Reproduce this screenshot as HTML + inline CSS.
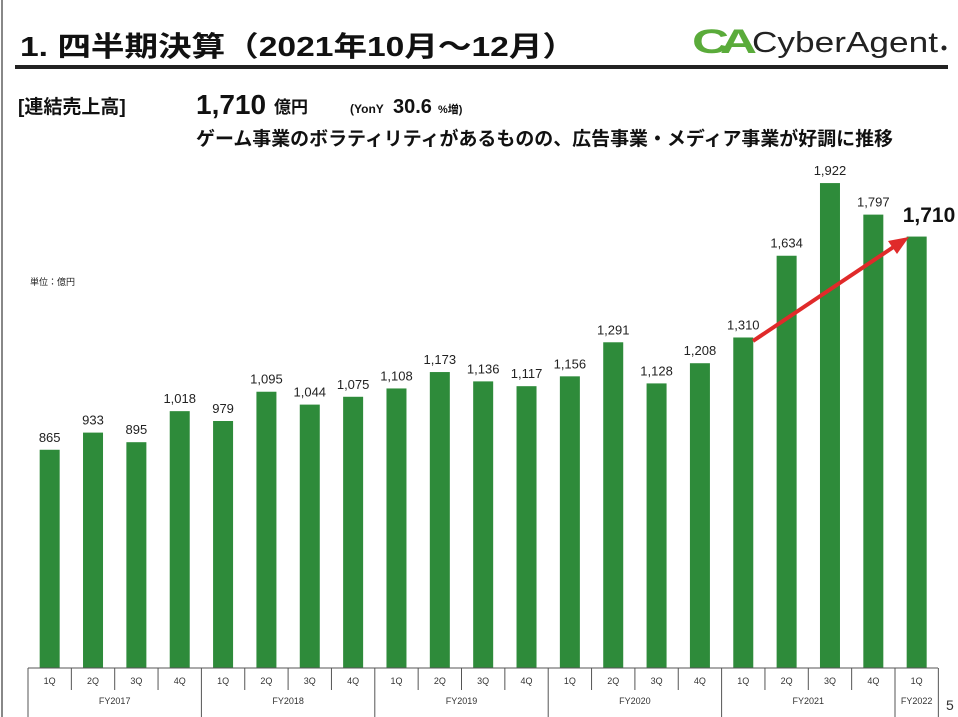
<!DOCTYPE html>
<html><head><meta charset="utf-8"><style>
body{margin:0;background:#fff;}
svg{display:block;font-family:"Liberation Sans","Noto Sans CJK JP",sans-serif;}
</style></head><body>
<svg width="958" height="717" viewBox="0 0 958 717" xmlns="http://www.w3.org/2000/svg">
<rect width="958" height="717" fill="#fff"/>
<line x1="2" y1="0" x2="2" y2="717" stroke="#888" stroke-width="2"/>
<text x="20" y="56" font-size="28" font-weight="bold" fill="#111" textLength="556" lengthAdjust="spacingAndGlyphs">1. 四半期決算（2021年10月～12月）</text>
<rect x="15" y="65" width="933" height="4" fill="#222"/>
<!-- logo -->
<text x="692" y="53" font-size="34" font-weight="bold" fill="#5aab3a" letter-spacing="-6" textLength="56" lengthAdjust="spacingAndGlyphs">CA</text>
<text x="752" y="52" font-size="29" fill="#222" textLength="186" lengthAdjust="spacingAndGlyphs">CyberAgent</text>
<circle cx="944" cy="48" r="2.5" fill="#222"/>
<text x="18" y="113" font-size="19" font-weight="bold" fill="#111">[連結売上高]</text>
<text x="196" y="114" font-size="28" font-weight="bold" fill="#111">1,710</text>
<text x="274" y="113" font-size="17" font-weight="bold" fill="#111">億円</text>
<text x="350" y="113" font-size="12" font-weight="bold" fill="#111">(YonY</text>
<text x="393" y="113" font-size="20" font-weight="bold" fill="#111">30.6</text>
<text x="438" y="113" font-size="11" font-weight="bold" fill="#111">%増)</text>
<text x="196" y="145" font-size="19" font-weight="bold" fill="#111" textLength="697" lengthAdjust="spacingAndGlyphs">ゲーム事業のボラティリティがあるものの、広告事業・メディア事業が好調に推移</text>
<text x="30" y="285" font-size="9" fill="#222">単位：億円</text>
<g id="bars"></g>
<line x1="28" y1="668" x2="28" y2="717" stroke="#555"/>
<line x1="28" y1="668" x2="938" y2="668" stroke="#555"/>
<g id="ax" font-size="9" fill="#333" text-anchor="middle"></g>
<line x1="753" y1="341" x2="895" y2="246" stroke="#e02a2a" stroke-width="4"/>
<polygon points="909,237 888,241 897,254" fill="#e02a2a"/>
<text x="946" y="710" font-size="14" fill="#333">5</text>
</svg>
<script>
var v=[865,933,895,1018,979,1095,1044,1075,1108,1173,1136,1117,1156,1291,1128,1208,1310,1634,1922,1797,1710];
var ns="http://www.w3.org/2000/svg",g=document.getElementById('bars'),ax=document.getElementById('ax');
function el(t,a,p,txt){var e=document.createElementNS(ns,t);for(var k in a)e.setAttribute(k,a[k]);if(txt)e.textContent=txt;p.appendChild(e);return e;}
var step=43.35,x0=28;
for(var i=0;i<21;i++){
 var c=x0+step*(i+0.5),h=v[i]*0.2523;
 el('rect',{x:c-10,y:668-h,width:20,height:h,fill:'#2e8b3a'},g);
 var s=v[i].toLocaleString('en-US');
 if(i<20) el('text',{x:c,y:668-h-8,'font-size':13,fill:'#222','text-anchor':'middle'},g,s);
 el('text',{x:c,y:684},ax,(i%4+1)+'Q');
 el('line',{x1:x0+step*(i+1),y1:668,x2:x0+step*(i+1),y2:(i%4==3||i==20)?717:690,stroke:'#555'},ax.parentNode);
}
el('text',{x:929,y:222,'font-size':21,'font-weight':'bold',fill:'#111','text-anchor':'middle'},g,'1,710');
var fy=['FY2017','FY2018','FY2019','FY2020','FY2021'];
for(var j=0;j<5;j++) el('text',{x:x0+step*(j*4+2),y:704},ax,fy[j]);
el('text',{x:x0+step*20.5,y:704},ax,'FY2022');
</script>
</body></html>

#### Task prompt:
Repeat the material above in full and exactly, apart from the pictures.

#### Reply:
Reproduce this screenshot as HTML + inline CSS.
<!DOCTYPE html>
<html><head><meta charset="utf-8"><style>
body{margin:0;background:#fff;}
svg{display:block;font-family:"Liberation Sans","Noto Sans CJK JP",sans-serif;}
</style></head><body>
<svg width="958" height="717" viewBox="0 0 958 717" xmlns="http://www.w3.org/2000/svg">
<rect width="958" height="717" fill="#fff"/>
<line x1="2" y1="0" x2="2" y2="717" stroke="#888" stroke-width="2"/>
<text x="20" y="56" font-size="28" font-weight="bold" fill="#111" textLength="556" lengthAdjust="spacingAndGlyphs">1. 四半期決算（2021年10月～12月）</text>
<rect x="15" y="65" width="933" height="4" fill="#222"/>
<!-- logo -->
<text x="692" y="53" font-size="34" font-weight="bold" fill="#5aab3a" letter-spacing="-6" textLength="56" lengthAdjust="spacingAndGlyphs">CA</text>
<text x="752" y="52" font-size="29" fill="#222" textLength="186" lengthAdjust="spacingAndGlyphs">CyberAgent</text>
<circle cx="944" cy="48" r="2.5" fill="#222"/>
<text x="18" y="113" font-size="19" font-weight="bold" fill="#111">[連結売上高]</text>
<text x="196" y="114" font-size="28" font-weight="bold" fill="#111">1,710</text>
<text x="274" y="113" font-size="17" font-weight="bold" fill="#111">億円</text>
<text x="350" y="113" font-size="12" font-weight="bold" fill="#111">(YonY</text>
<text x="393" y="113" font-size="20" font-weight="bold" fill="#111">30.6</text>
<text x="438" y="113" font-size="11" font-weight="bold" fill="#111">%増)</text>
<text x="196" y="145" font-size="19" font-weight="bold" fill="#111" textLength="697" lengthAdjust="spacingAndGlyphs">ゲーム事業のボラティリティがあるものの、広告事業・メディア事業が好調に推移</text>
<text x="30" y="285" font-size="9" fill="#222">単位：億円</text>
<g id="bars"></g>
<line x1="28" y1="668" x2="28" y2="717" stroke="#555"/>
<line x1="28" y1="668" x2="938" y2="668" stroke="#555"/>
<g id="ax" font-size="9" fill="#333" text-anchor="middle"></g>
<line x1="753" y1="341" x2="895" y2="246" stroke="#e02a2a" stroke-width="4"/>
<polygon points="909,237 888,241 897,254" fill="#e02a2a"/>
<text x="946" y="710" font-size="14" fill="#333">5</text>
</svg>
<script>
var v=[865,933,895,1018,979,1095,1044,1075,1108,1173,1136,1117,1156,1291,1128,1208,1310,1634,1922,1797,1710];
var ns="http://www.w3.org/2000/svg",g=document.getElementById('bars'),ax=document.getElementById('ax');
function el(t,a,p,txt){var e=document.createElementNS(ns,t);for(var k in a)e.setAttribute(k,a[k]);if(txt)e.textContent=txt;p.appendChild(e);return e;}
var step=43.35,x0=28;
for(var i=0;i<21;i++){
 var c=x0+step*(i+0.5),h=v[i]*0.2523;
 el('rect',{x:c-10,y:668-h,width:20,height:h,fill:'#2e8b3a'},g);
 var s=v[i].toLocaleString('en-US');
 if(i<20) el('text',{x:c,y:668-h-8,'font-size':13,fill:'#222','text-anchor':'middle'},g,s);
 el('text',{x:c,y:684},ax,(i%4+1)+'Q');
 el('line',{x1:x0+step*(i+1),y1:668,x2:x0+step*(i+1),y2:(i%4==3||i==20)?717:690,stroke:'#555'},ax.parentNode);
}
el('text',{x:929,y:222,'font-size':21,'font-weight':'bold',fill:'#111','text-anchor':'middle'},g,'1,710');
var fy=['FY2017','FY2018','FY2019','FY2020','FY2021'];
for(var j=0;j<5;j++) el('text',{x:x0+step*(j*4+2),y:704},ax,fy[j]);
el('text',{x:x0+step*20.5,y:704},ax,'FY2022');
</script>
</body></html>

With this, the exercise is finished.